Let’s look at an example:

Sam and Sally have three children, Samuel, Sarah and Samantha.  They each create wills that leave everything to the other spouse and then to the children in equal 1/3 shares, per stirpes. Sam passes away and then Sarah passes away five years later.  Five years after that Sally dies.  Her will controls the distribution of her estate and because she chose per stirpes distribution, Samuel will get 1/3, Samantha will get 1/3 and Sarah’s two children, will each split Sarah’s 1/3 share and each will get 1/6.

With a per capita distribution scheme, under the same example Sarah’s 1/3 would be split between her brother Samuel and sister Samantha.  Sarah’s children would therefore receive nothing and Samuel and Samantha would each split the estate, ½ each.
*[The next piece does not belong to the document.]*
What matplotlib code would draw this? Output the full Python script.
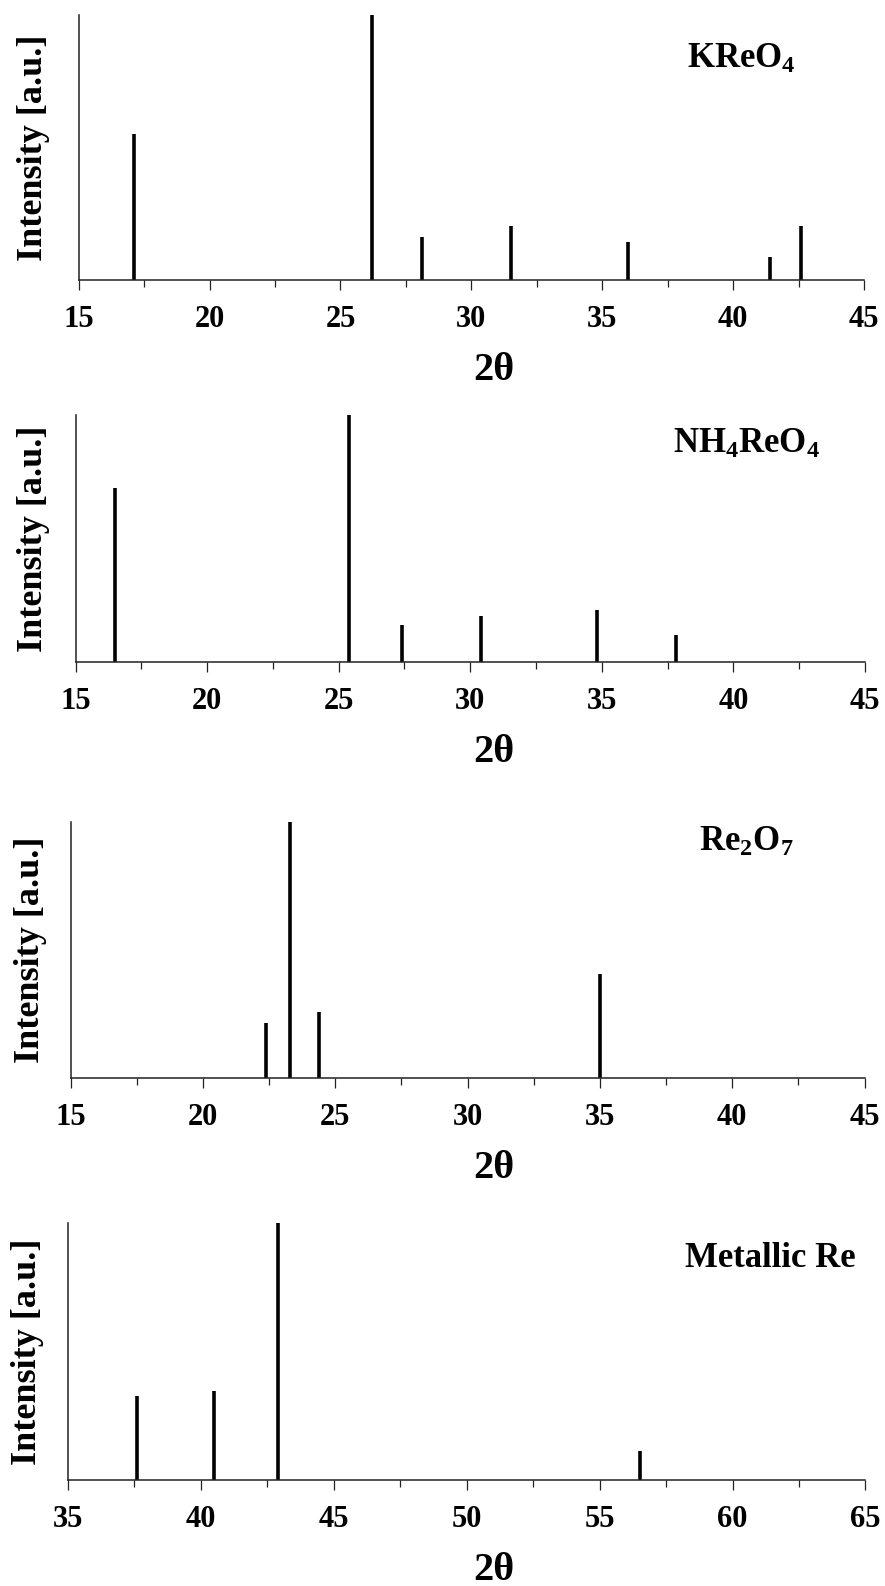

You can see how the slightest change in one word (“stirpes” or “capita”) can result in a big change.  Therefore, when I counsel clients I discuss these different options thoroughly and ask about their relationship with grandchildren, the health of their children and any potential problems that could develop within the family (which we want to avoid) if one scheme is chosen over the others.

There’s not really a right or wrong way to choose which distribution you want in your will or living trust.  Based on my years of practice, I would say per stirpes is the choice of 90% of clients over per capita.  Most people think that’s the fairest way and are concerned about beneficiaries getting more due to someone else’s death.

On the other hand, per capita can be a better choice if we’re worried about a distribution to grandchildren going to an unpopular daughter or son-in-law.  That can happen when the distribution is made to the grandchild but taken improperly or used unnecessarily by their mother or father.  That’s something to consider if you find yourself with an in-law that you don’t like.

In the end, careful consideration of all circumstances and preferences has to be examined and peace of mind is ultimately the goal with any estate plan.